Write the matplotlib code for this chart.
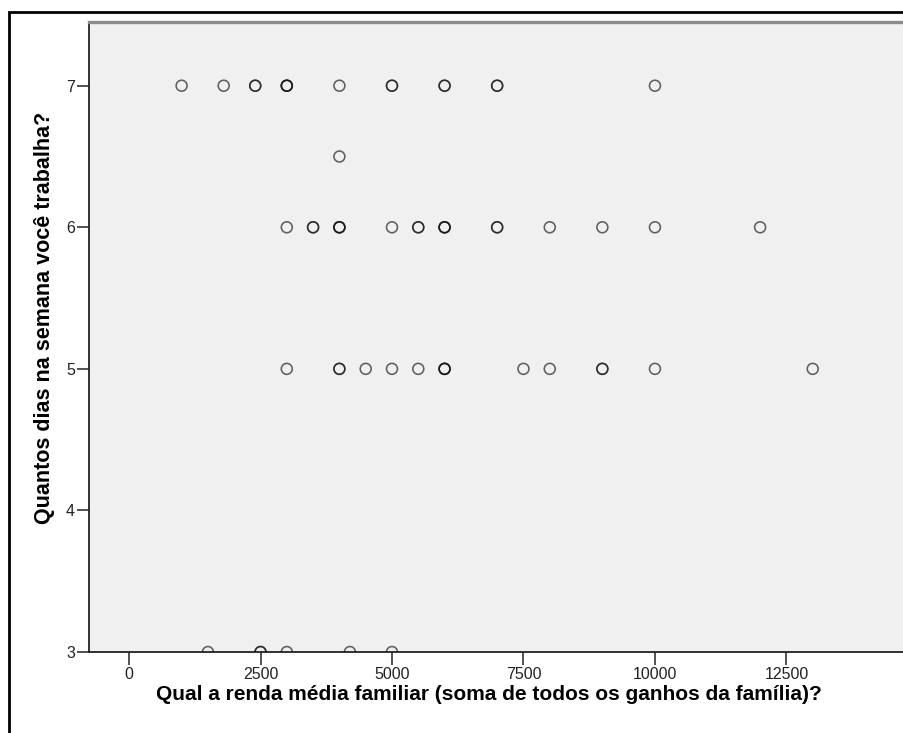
import numpy as np
import matplotlib
matplotlib.use("Agg")
import matplotlib.pyplot as plt
from matplotlib.patches import Rectangle

plt.rcParams['font.family'] = ['Liberation Sans Narrow', 'Liberation Sans', 'DejaVu Sans']

# renda familiar (x) e dias trabalhados (y); repetidos = casos sobrepostos
renda_7 = [1000, 1800, 2400, 2400, 3000, 3000, 3000, 4000, 5000, 5000, 6000, 6000,
           7000, 7000, 10000]
renda_65 = [4000]
renda_6 = [3000, 3500, 3500, 4000, 4000, 4000, 5000, 5500, 5500, 6000, 6000, 6000,
           7000, 7000, 8000, 9000, 10000, 12000]
renda_5 = [3000, 4000, 4000, 4500, 5000, 5500, 6000, 6000, 6000, 7500, 8000,
           9000, 9000, 10000, 13000]
renda_3 = [1500, 2500, 2500, 3000, 4200, 5000]

x_ticks = [0, 2500, 5000, 7500, 10000, 12500]
y_ticks = [3, 4, 5, 6, 7]

renda = renda_7 + renda_65 + renda_6 + renda_5 + renda_3
dias = ([7] * len(renda_7) + [6.5] * len(renda_65) + [6] * len(renda_6)
        + [5] * len(renda_5) + [3] * len(renda_3))

W, H = 904, 733
fig = plt.figure(figsize=(W / 100, H / 100), dpi=100)

# moldura externa
fig.patches.append(Rectangle((9 / W, -0.05), 1.2, 1 - 12 / H + 0.05,
                             transform=fig.transFigure, fill=False,
                             edgecolor='black', linewidth=2.0))

ax = fig.add_axes([89 / W, 1 - 652 / H, (W - 89) / W + 0.002, (652 - 22) / H])
ax.set_facecolor('#f0f0f0')

ax.scatter(renda, dias, s=62, facecolors='none', edgecolors='#111111',
           linewidths=1.15, alpha=0.65, zorder=3)

ax.set_xlim(-761, 14770)
ax.set_ylim(3, 7.45)
ax.set_xticks(x_ticks)
ax.set_yticks(y_ticks)
ax.tick_params(axis='x', direction='out', length=9, width=1.2, color='#333333',
               labelsize=11.5, labelcolor='#222222', pad=2)
ax.tick_params(axis='y', direction='out', length=9, width=1.2, color='#333333',
               labelsize=11.5, labelcolor='#222222', pad=1)

for side in ['left', 'bottom']:
    ax.spines[side].set_color('#222222')
    ax.spines[side].set_linewidth(1.3)
ax.spines['top'].set_color('#8c8c8c')
ax.spines['top'].set_linewidth(2.4)
ax.spines['right'].set_visible(False)

ax.set_xlabel('Qual a renda média familiar (soma de todos os ganhos da família)?',
              fontsize=15, fontweight='bold')
ax.set_ylabel('Quantos dias na semana você trabalha?',
              fontsize=15.5, fontweight='bold')
ax.yaxis.set_label_coords(-0.042, 0.53)
ax.xaxis.set_label_coords(0.49, -0.052)

fig.savefig('out.png', dpi=100)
────────────────────────────────────────
### Brief
With all pictures left out, please transcribe exactly the lines from the start of the material through the line with "[3] * len(renda_3))".

### Expected answer
Write the matplotlib code for this chart.
import numpy as np
import matplotlib
matplotlib.use("Agg")
import matplotlib.pyplot as plt
from matplotlib.patches import Rectangle

plt.rcParams['font.family'] = ['Liberation Sans Narrow', 'Liberation Sans', 'DejaVu Sans']

# renda familiar (x) e dias trabalhados (y); repetidos = casos sobrepostos
renda_7 = [1000, 1800, 2400, 2400, 3000, 3000, 3000, 4000, 5000, 5000, 6000, 6000,
           7000, 7000, 10000]
renda_65 = [4000]
renda_6 = [3000, 3500, 3500, 4000, 4000, 4000, 5000, 5500, 5500, 6000, 6000, 6000,
           7000, 7000, 8000, 9000, 10000, 12000]
renda_5 = [3000, 4000, 4000, 4500, 5000, 5500, 6000, 6000, 6000, 7500, 8000,
           9000, 9000, 10000, 13000]
renda_3 = [1500, 2500, 2500, 3000, 4200, 5000]

x_ticks = [0, 2500, 5000, 7500, 10000, 12500]
y_ticks = [3, 4, 5, 6, 7]

renda = renda_7 + renda_65 + renda_6 + renda_5 + renda_3
dias = ([7] * len(renda_7) + [6.5] * len(renda_65) + [6] * len(renda_6)
        + [5] * len(renda_5) + [3] * len(renda_3))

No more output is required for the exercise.